Утром 14 октября 1958 года Заболоцкий проснулся, пошел чистить зубы, в ванной ему стало плохо, он несколько раз ударил кулаком в стену, прибежала Катерина Васильевна, и у нее на руках он умер. Хоронили его, по свидетельству Слуцкого, в костюме из итальянской материи – он привез ее из Рима, единственной своей заграницы, костюм заказать успел, а надеть – ни разу.

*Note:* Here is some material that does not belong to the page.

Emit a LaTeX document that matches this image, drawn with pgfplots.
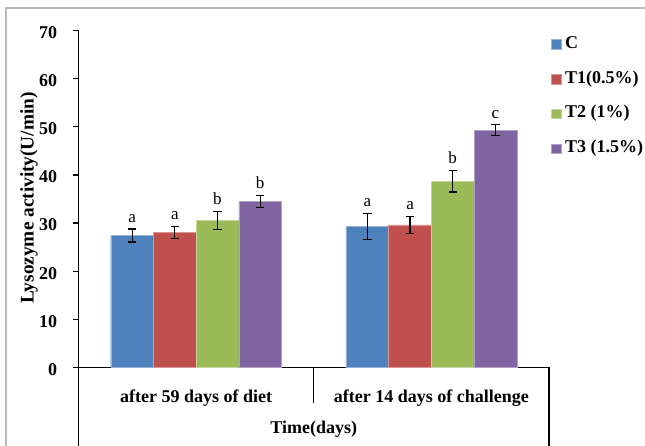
\documentclass[border=0pt]{standalone}
\usepackage{pgfplots}
\pgfplotsset{compat=1.18}
\usepackage{pgfplotstable}
\usepackage{fontspec}
\setmainfont{Liberation Serif}

\definecolor{barC}{HTML}{4F81BD}
\definecolor{barTa}{HTML}{C0504D}
\definecolor{barTb}{HTML}{9BBB59}
\definecolor{barTc}{HTML}{8064A2}

% lysozyme activity (U/min): mean, error, significance letter
\pgfplotstableread{
x y err lab
0 27.4 1.35 a
1 29.3 2.70 a
}\tblC
\pgfplotstableread{
x y err lab
0 28.1 1.25 a
1 29.6 1.85 a
}\tblTa
\pgfplotstableread{
x y err lab
0 30.6 1.85 b
1 38.7 2.25 b
}\tblTb
\pgfplotstableread{
x y err lab
0 34.5 1.30 b
1 49.3 1.10 c
}\tblTc

\newcommand{\lblfont}{\bfseries\fontsize{18}{21}\selectfont}

\begin{document}
\begin{tikzpicture}[x=1pt,y=1pt]
\useasboundingbox (0,0) rectangle (645,446);
\draw[gray!55, line width=1.3pt] (6,0) -- (6,438) -- (645,438);
\begin{axis}[
  at={(78.5pt,78.7pt)}, anchor=south west,
  scale only axis, width=470.5pt, height=336.6pt,
  xmin=-0.5, xmax=1.5, ymin=0, ymax=70,
  axis x line*=bottom, axis y line*=left,
  axis line style={-, black, line width=1.2pt},
  ybar,
  ytick={0,10,...,70},
  xtick={0,1},
  xticklabels={after 59 days of diet, after 14 days of challenge},
  xtick style={draw=none},
  ytick style={black, line width=1.2pt},
  tick align=outside,
  major tick length=5.5pt,
  /pgf/number format/assume math mode=true,
  yticklabel style={font=\lblfont, anchor=east, inner sep=0pt, xshift=-15.8pt, yshift=-2pt},
  xticklabel style={font=\lblfont, anchor=base, inner sep=0pt, yshift=-30pt},
  xlabel={Time(days)},
  xlabel style={font=\lblfont, at={(axis description cs:0.5,0)}, anchor=base, inner sep=0pt, yshift=-66pt},
  clip=false,
  point meta=explicit symbolic,
  nodes near coords,
  visualization depends on={\thisrow{err} \as \errv},
  nodes near coords style={font=\fontsize{17}{19}\selectfont, anchor=base, inner sep=0pt, yshift={\errv*4.8086pt+6.5pt}},
  legend style={at={(axis description cs:1.00425,0.985)}, anchor=north west,
    draw=none, fill=none, inner sep=0pt, row sep=18.2pt, font=\lblfont,
    nodes={inner sep=0pt, text height=12.5pt, text depth=4pt}},
  legend cell align=left,
  legend image code/.code={\fill[#1] (0pt,-5pt) rectangle (9.5pt,4.5pt);},
]
\addplot[fill=barC, draw=barC!60!white, line width=0.4pt, bar width=42.7pt, bar shift=-64.05pt,
  error bars/.cd, y dir=both, y explicit,
  error bar style={black, line width=1.1pt},
  error mark options={black, rotate=90, mark size=4.2pt, line width=1.1pt}]
  table[x=x, y=y, y error=err, meta=lab] {\tblC};
\addlegendentry{\hspace{4pt}C}
\addplot[fill=barTa, draw=barTa!60!white, line width=0.4pt, bar width=42.7pt, bar shift=-21.35pt,
  error bars/.cd, y dir=both, y explicit,
  error bar style={black, line width=1.1pt},
  error mark options={black, rotate=90, mark size=4.2pt, line width=1.1pt}]
  table[x=x, y=y, y error=err, meta=lab] {\tblTa};
\addlegendentry{\hspace{4pt}T1(0.5\%)}
\addplot[fill=barTb, draw=barTb!60!white, line width=0.4pt, bar width=42.7pt, bar shift=21.35pt,
  error bars/.cd, y dir=both, y explicit,
  error bar style={black, line width=1.1pt},
  error mark options={black, rotate=90, mark size=4.2pt, line width=1.1pt}]
  table[x=x, y=y, y error=err, meta=lab] {\tblTb};
\addlegendentry{\hspace{4pt}T2 (1\%)}
\addplot[fill=barTc, draw=barTc!60!white, line width=0.4pt, bar width=42.7pt, bar shift=64.05pt,
  error bars/.cd, y dir=both, y explicit,
  error bar style={black, line width=1.1pt},
  error mark options={black, rotate=90, mark size=4.2pt, line width=1.1pt}]
  table[x=x, y=y, y error=err, meta=lab] {\tblTc};
\addlegendentry{\hspace{4pt}T3 (1.5\%)}
% group separators below the category axis
\draw[black, line width=1.2pt] (axis cs:-0.5,0) -- ++(0pt,-78.7pt);
\draw[black, line width=1.2pt] (axis cs:0.5,0) -- ++(0pt,-36pt);
\draw[black, line width=1.2pt] (axis cs:1.5,0) -- ++(0pt,-78.7pt);
\end{axis}
\node[rotate=90, font=\bfseries\fontsize{19.3}{22}\selectfont, anchor=center] at (29,248) {Lysozyme activity(U/min)};
\end{tikzpicture}
\end{document}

Почему я думаю, что роман его с Роскиной был в каком-то смысле более настоящим, более ярким, что ли, чем долгая жизнь с Катериной Васильевной? Я не могу умиляться ее возвращению, хоть и очень хочу, – потому что это память о том, как пытались всё переделать и ничего не получилось. И с Роскиной ничего не получилось, хотя в этом русско-еврейском союзе двух противоположностей – двух крайностей, возрастных, национальных, эмоциональных, – была такая ослепительная возможность, такая прекрасная свобода, что поневоле подумаешь: свое лучшее мог бы он написать в нем. А в этом возвращении есть, конечно, свое горькое умиление – но и скрытое разочарование: попробовали иначе – не вышло. У Заболоцкой с Гроссманом тоже ведь был союз русско-еврейских противоположностей и тоже ничего не получилось; видимо, есть в русских какая-то тяжесть, которую не заменит никакие еврейские быстрота и понятливость. А может, и нет в этой тяжести ничего хорошего и всякое возвращение на круги становится убийственным.
Надо помнить одно, и в этом главный урок всей этой истории: убивает нас не бегство. Убивает нас возвращение. Как в той главе у Некрасова “Последыш”, когда старому помещику боятся сказать, что крепостное право отменили, и он приказывает высечь одного мужика, а высечь его уже нельзя. Тогда мужику на конюшне ставят бутылку водки, закуску и просят: ты пей да ори погромче, словно тебя насмерть секут. Он пил, орал, потом пришел домой и помер.